__EXERCISE DIRECTIONS__
Leaving out every picture, retype the lines below from the top through the one that contains "(0,0) rectangle (1338,854);".

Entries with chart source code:
* BEGIN *
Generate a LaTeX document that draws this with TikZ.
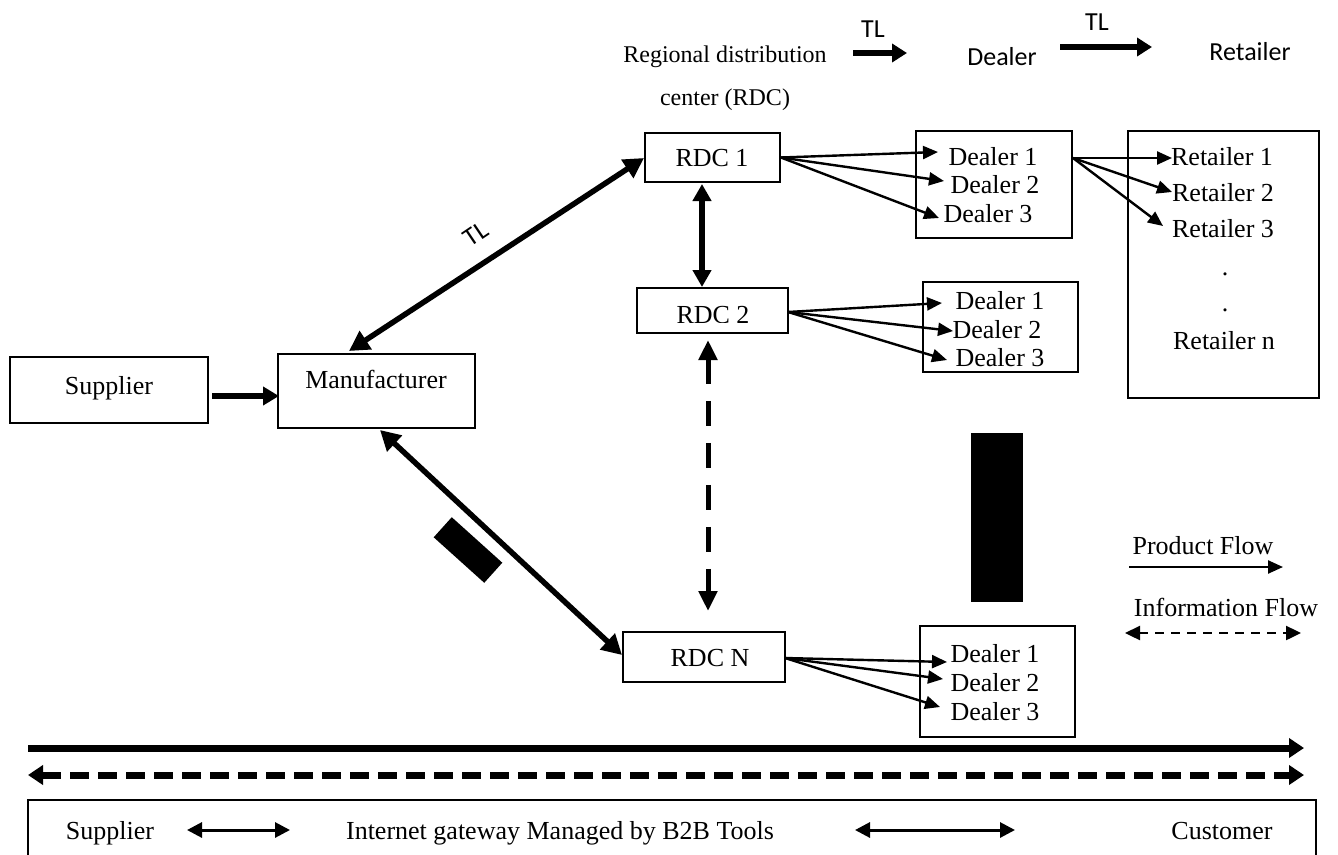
\documentclass[tikz,border=0pt]{standalone}
\usepackage{fontspec}
\setmainfont{Liberation Serif}
\newfontfamily\calib{Carlito}
\usetikzlibrary{arrows.meta}

\begin{document}
\begin{tikzpicture}[x=1pt,y=-1pt,
  box/.style={draw,line width=1.8pt,inner sep=0pt},
  txt/.style={inner sep=1pt,font=\fontsize{26}{31}\selectfont,text height=1.7ex,text depth=0.4ex,yshift=-5pt},
  ctxt/.style={inner sep=1pt,font=\calib\fontsize{26}{31}\selectfont},
  bigarrow/.style={line width=5.5pt,{Triangle[length=20pt,width=21pt]}-{Triangle[length=20pt,width=21pt]}},
  fan/.style={line width=2.4pt,-{Triangle[length=15pt,width=13pt]}},
  infodash/.style={line width=5pt,dash pattern=on 25pt off 17pt,{Triangle[length=20pt,width=18pt]}-{Triangle[length=20pt,width=18pt]}},
  blackout/.style={fill=black,inner sep=0pt}
]
\useasboundingbox (0,0) rectangle (1338,854);

% ---------- header legend ----------
\node[txt,font=\fontsize{24}{29}\selectfont] (rdcl1) at (725,55) {Regional distribution};
\node[txt,font=\fontsize{24}{29}\selectfont] (rdcl2) at (725,98) {center (RDC)};
\node[ctxt] (tla) at (873,29) {TL};
\node[ctxt] (hdeal) at (1002,57) {Dealer};
\node[ctxt] (tlb) at (1097,22) {TL};
\node[ctxt] (hret) at (1250,52) {Retailer};
\coordinate (ha1) at (853,53);  \coordinate (ha2) at (907,53);
\coordinate (hb1) at (1060,47); \coordinate (hb2) at (1152,47);
\draw[line width=6pt,-{Triangle[length=15pt,width=18pt]}] (ha1) -- (ha2);
\draw[line width=6pt,-{Triangle[length=15pt,width=18pt]}] (hb1) -- (hb2);

% ---------- boxes ----------
\node[box,minimum width=198pt,minimum height=66pt] (sup) at (109,390) {};
\node[txt] (suptxt) at (109,387) {Supplier};
\node[box,minimum width=197pt,minimum height=74pt] (man) at (376.5,391) {};
\node[txt] (mantxt) at (376,381) {Manufacturer};

\node[box,minimum width=135pt,minimum height=49pt] (rdc1) at (712.5,157.5) {};
\node[txt] (rdc1t) at (712,159) {RDC 1};
\node[box,minimum width=151pt,minimum height=45pt] (rdc2) at (712.5,310.5) {};
\begin{scope}
  \clip (638,289) rectangle (787,322);
  \node[txt] (rdc2t) at (713,316) {RDC 2};
\end{scope}
\node[box,minimum width=162pt,minimum height=50pt] (rdcn) at (704,657) {};
\node[txt] (rdcnt) at (710,659) {RDC N};

\node[box,minimum width=156pt,minimum height=107pt] (dbox1) at (994,184.5) {};
\node[txt] (d11) at (993,158) {Dealer 1};
\node[txt] (d12) at (995,186) {Dealer 2};
\node[txt] (d13) at (988,215) {Dealer 3};

\node[box,minimum width=155pt,minimum height=90pt] (dbox2) at (1000.5,327) {};
\node[txt] (d21) at (1000,302) {Dealer 1};
\node[txt] (d22) at (997,331) {Dealer 2};
\node[txt] (d23) at (1000,359) {Dealer 3};

\node[box,minimum width=155pt,minimum height=111pt] (dbox3) at (997.5,681.5) {};
\node[txt] (d31) at (995,655) {Dealer 1};
\node[txt] (d32) at (995,684) {Dealer 2};
\node[txt] (d33) at (995,713) {Dealer 3};

\node[box,minimum width=191pt,minimum height=267pt] (rbox) at (1223.5,264.5) {};
\node[txt] (r1) at (1222,158) {Retailer 1};
\node[txt] (r2) at (1223,194) {Retailer 2};
\node[txt] (r3) at (1223,230) {Retailer 3};
\node[txt] (rdot1) at (1225,268) {.};
\node[txt] (rdot2) at (1225,304) {.};
\node[txt] (rn) at (1224,342) {Retailer n};

% ---------- main flows ----------
\coordinate (mtop) at (349,351);
\coordinate (r1left) at (644,158);
\draw[bigarrow] (mtop) -- (r1left);
\node[ctxt,font=\calib\fontsize{26}{31}\selectfont,rotate=34] (tl) at (476,234) {TL};

\coordinate (mbot) at (380,430);
\coordinate (rnleft) at (622,655);
\draw[bigarrow] (mbot) -- (rnleft);
\node[blackout,minimum width=68pt,minimum height=27pt,rotate=-42] (blk1) at (468,550) {};

\coordinate (s1) at (212,396);
\coordinate (s2) at (279,396);
\draw[line width=6pt,-{Triangle[length=16pt,width=18pt]}] (s1) -- (s2);

\coordinate (v1) at (702,184);
\coordinate (v2) at (702,287);
\draw[line width=5.5pt,{Triangle[length=17pt,width=18pt]}-{Triangle[length=17pt,width=18pt]}] (v1) -- (v2);

\coordinate (w1) at (708,340);
\coordinate (w2) at (708,611);
\draw[infodash] (w1) -- (w2);

% ---------- dealer fans ----------
\coordinate (f11) at (938,152);
\coordinate (f12) at (944,181);
\coordinate (f13) at (939,218);
\draw[fan] (rdc1.east) -- (f11);
\draw[fan] (rdc1.east) -- (f12);
\draw[fan] (rdc1.east) -- (f13);

\coordinate (o2) at (788,312);
\coordinate (f21) at (942,303);
\coordinate (f22) at (953,331);
\coordinate (f23) at (947,360);
\draw[fan] (o2) -- (f21);
\draw[fan] (o2) -- (f22);
\draw[fan] (o2) -- (f23);

\coordinate (o3) at (785,658);
\coordinate (f31) at (947,662);
\coordinate (f32) at (943,679);
\coordinate (f33) at (940,707);
\draw[fan] (o3) -- (f31);
\draw[fan] (o3) -- (f32);
\draw[fan] (o3) -- (f33);

\coordinate (o4) at (1073,158);
\coordinate (g1) at (1172,158);
\coordinate (g2) at (1172,192);
\coordinate (g3) at (1163,226);
\draw[fan] (o4) -- (g1);
\draw[fan] (o4) -- (g2);
\draw[fan] (o4) -- (g3);

\node[blackout,minimum width=52pt,minimum height=169pt] (blk2) at (997,517.5) {};

% ---------- flow legend ----------
\node[txt] (pf) at (1203,547) {Product Flow};
\coordinate (pa1) at (1129,567); \coordinate (pa2) at (1283,567);
\draw[line width=2.4pt,-{Triangle[length=15pt,width=13pt]}] (pa1) -- (pa2);
\node[txt] (inf) at (1226,609) {Information Flow};
\coordinate (ia1) at (1125,633); \coordinate (ia2) at (1301,633);
\draw[line width=2.4pt,dash pattern=on 9pt off 7pt,{Triangle[length=15pt,width=14pt]}-{Triangle[length=15pt,width=14pt]}] (ia1) -- (ia2);

% ---------- B2B band ----------
\coordinate (b1) at (28,748); \coordinate (b2) at (1304,748);
\draw[line width=7pt,-{Triangle[length=15pt,width=19pt]}] (b1) -- (b2);
\coordinate (c1) at (28,775); \coordinate (c2) at (1304,775);
\draw[line width=7pt,dash pattern=on 19pt off 9pt,{Triangle[length=15pt,width=19pt]}-{Triangle[length=15pt,width=19pt]}] (c1) -- (c2);

\draw[line width=1.8pt] (28,870) -- (28,800) -- (1316,800) -- (1316,870);
\node[txt] (bsup) at (110,832) {Supplier};
\node[txt] (bgate) at (560,832) {Internet gateway Managed by B2B Tools};
\node[txt] (bcust) at (1222,832) {Customer};
\coordinate (e1) at (187,830); \coordinate (e2) at (290,830);
\coordinate (e3) at (855,830); \coordinate (e4) at (1015,830);
\draw[line width=3pt,{Triangle[length=15pt,width=15pt]}-{Triangle[length=15pt,width=15pt]}] (e1) -- (e2);
\draw[line width=3pt,{Triangle[length=15pt,width=15pt]}-{Triangle[length=15pt,width=15pt]}] (e3) -- (e4);
\end{tikzpicture}
\end{document}
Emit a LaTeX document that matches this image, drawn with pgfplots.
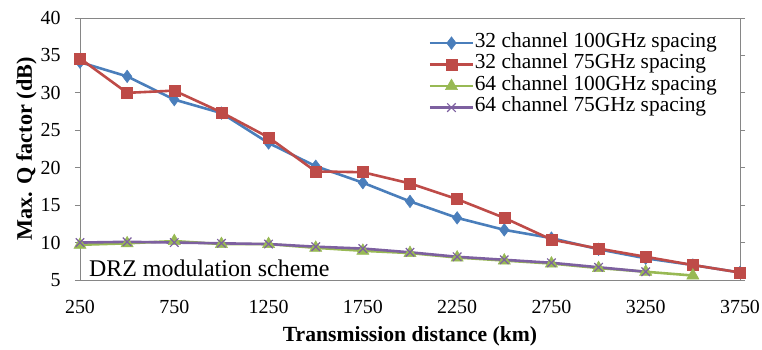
* END *
__RESPONSE TO THE TASK__
Generate a LaTeX document that draws this with TikZ.
\documentclass[tikz,border=0pt]{standalone}
\usepackage{fontspec}
\setmainfont{Liberation Serif}
\newfontfamily\calib{Carlito}
\usetikzlibrary{arrows.meta}

\begin{document}
\begin{tikzpicture}[x=1pt,y=-1pt,
  box/.style={draw,line width=1.8pt,inner sep=0pt},
  txt/.style={inner sep=1pt,font=\fontsize{26}{31}\selectfont,text height=1.7ex,text depth=0.4ex,yshift=-5pt},
  ctxt/.style={inner sep=1pt,font=\calib\fontsize{26}{31}\selectfont},
  bigarrow/.style={line width=5.5pt,{Triangle[length=20pt,width=21pt]}-{Triangle[length=20pt,width=21pt]}},
  fan/.style={line width=2.4pt,-{Triangle[length=15pt,width=13pt]}},
  infodash/.style={line width=5pt,dash pattern=on 25pt off 17pt,{Triangle[length=20pt,width=18pt]}-{Triangle[length=20pt,width=18pt]}},
  blackout/.style={fill=black,inner sep=0pt}
]
\useasboundingbox (0,0) rectangle (1338,854);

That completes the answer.